Projected Cooling Algorithm for Quantum Computation
Dean Lee, Joey Bonitati, Gabriel Given, Caleb Hicks, Ning Li, Bing-Nan, Lu, Abudit Rai, Avik Sarkar, and Jacob Watkins

TL;DR
The paper introduces a projected cooling algorithm for quantum computation that efficiently constructs localized ground states in noisy quantum devices, showing significant improvements over existing methods for self-bound systems.
Contribution
It presents a novel projected cooling algorithm that is robust against noise and effective for self-bound quantum systems, with substantial performance improvements.
Findings
Substantial improvement over other methods for localized ground state preparation.
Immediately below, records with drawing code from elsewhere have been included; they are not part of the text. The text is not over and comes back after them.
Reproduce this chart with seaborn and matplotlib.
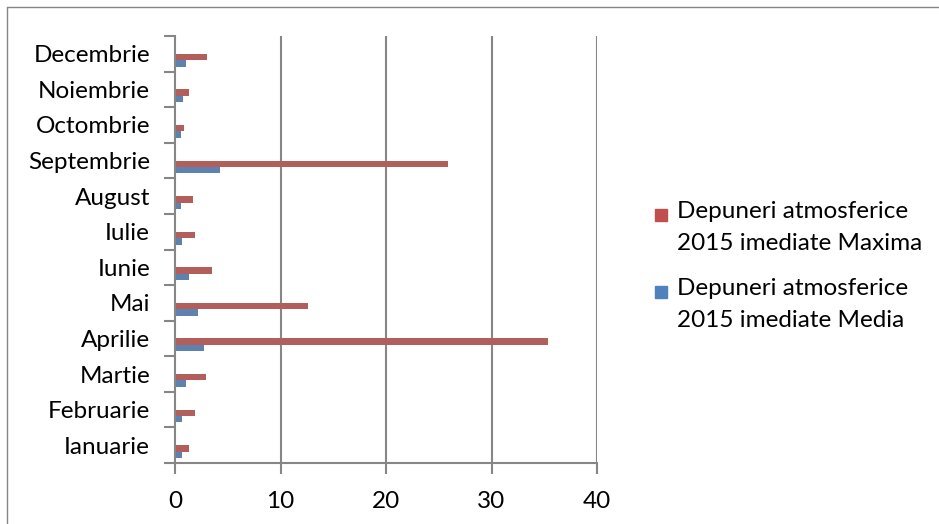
import matplotlib
matplotlib.use("Agg")
import matplotlib.pyplot as plt
import seaborn as sns
import pandas as pd
from matplotlib.patches import Rectangle
from matplotlib.lines import Line2D

months = ["Ianuarie", "Februarie", "Martie", "Aprilie", "Mai", "Iunie",
          "Iulie", "August", "Septembrie", "Octombrie", "Noiembrie", "Decembrie"]
maxima = [1.35, 1.9, 2.9, 35.4, 12.6, 3.5, 1.9, 1.7, 25.9, 0.9, 1.35, 3.0]
media = [0.7, 0.65, 1.0, 2.75, 2.2, 1.3, 0.65, 0.55, 4.25, 0.55, 0.8, 1.0]
series_max = "Depuneri atmosferice\n2015 imediate Maxima"
series_med = "Depuneri atmosferice\n2015 imediate Media"
xticks = [0, 10, 20, 30, 40]

RED = "#C0504D"
BLUE = "#4F81BD"
GRAY = "#868686"

sns.set_theme(style="white")
plt.rcParams["font.family"] = ["Lato", "DejaVu Sans"]
FS = 17.5

rows = []
for m, a, b in zip(months, maxima, media):
    rows.append({"luna": m, "serie": "_e1", "val": 0.0})
    rows.append({"luna": m, "serie": "_e2", "val": 0.0})
    rows.append({"luna": m, "serie": series_max, "val": a})
    rows.append({"luna": m, "serie": series_med, "val": b})
df = pd.DataFrame(rows)

fig = plt.figure(figsize=(9.39, 5.24), dpi=100)
W, H = 939, 524
ax = fig.add_axes([175 / W, (H - 463) / H, (597 - 175) / W, (463 - 36) / H])

order = months[::-1]
sns.barplot(data=df, y="luna", x="val", hue="serie", order=order,
            hue_order=["_e1", "_e2", series_max, series_med],
            palette={"_e1": "white", "_e2": "white", series_max: RED, series_med: BLUE},
            orient="h", width=0.72, errorbar=None, linewidth=0, ax=ax, legend=False)

ax.set_xlim(0, 40)
ax.set_ylim(len(months) - 0.5, -0.5)
ax.set_xticks(xticks)
ax.set_xticklabels([str(t) for t in xticks], fontsize=FS, color="black")
ax.set_yticks(range(len(order)))
ax.set_yticklabels(order, fontsize=FS, color="black")
ax.set_yticks([i - 0.5 for i in range(len(order) + 1)], minor=True)
ax.tick_params(axis="y", which="major", length=0, pad=18)
ax.tick_params(axis="y", which="minor", length=8, width=1.5, color=GRAY, left=True)
ax.tick_params(axis="x", which="major", length=8, width=1.5, color=GRAY, pad=12, bottom=True)
ax.set_xlabel("")
ax.set_ylabel("")

for t in xticks[1:]:
    ax.axvline(t, color=GRAY, lw=1.5, zorder=0)
for s in ["top", "right"]:
    ax.spines[s].set_visible(False)
for s in ["left", "bottom"]:
    ax.spines[s].set_color(GRAY)
    ax.spines[s].set_linewidth(1.5)

# legend (manual, Excel-like)
for i, (lab, col) in enumerate([(series_max, RED), (series_med, BLUE)]):
    ytop = 215 + i * 77
    fig.patches.append(Rectangle((655 / W, (H - ytop - 6) / H), 12 / W, 12 / H,
                                 transform=fig.transFigure, color=col))
    fig.text(677 / W, (H - ytop + 14) / H, lab, fontsize=FS, va="top", ha="left",
             linespacing=1.65, color="black")

# outer chart border
fig.lines.append(Line2D([7 / W, 7 / W], [0, (H - 7) / H], transform=fig.transFigure, color=GRAY, lw=1))
fig.lines.append(Line2D([7 / W, 1], [(H - 7) / H, (H - 7) / H], transform=fig.transFigure, color=GRAY, lw=1))

fig.savefig("out.png", dpi=100)
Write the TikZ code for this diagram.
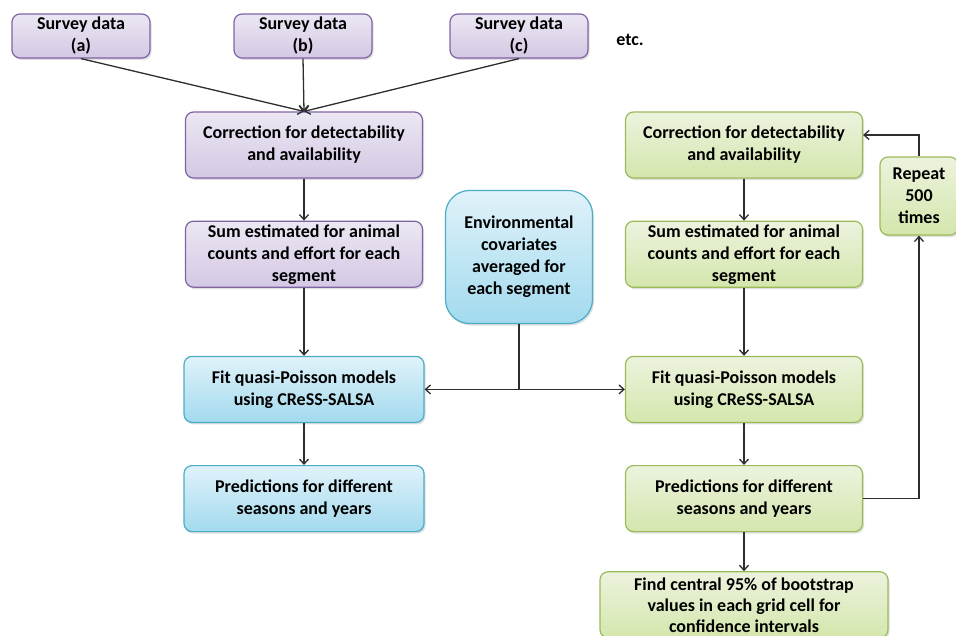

Requires only operations in a volume larger than the localized state.
Applicable to self-bound systems like atomic nuclei.
Abstract
In the current era of noisy quantum devices, there is a need for quantum algorithms that are efficient and robust against noise. Towards this end, we introduce the projected cooling algorithm for quantum computation. The projected cooling algorithm is able to construct the localized ground state of any Hamiltonian with a translationally-invariant kinetic energy and interactions that vanish at large distances. The term "localized" refers to localization in position space. The method can be viewed as the quantum analog of evaporative cooling. We start with an initial state with support over a compact region of a large volume. We then drive the excited quantum states to disperse and measure the remaining portion of the wave function left behind. For the nontrivial examples we consider here, the improvement over other methods is substantial. The only additional resource required is…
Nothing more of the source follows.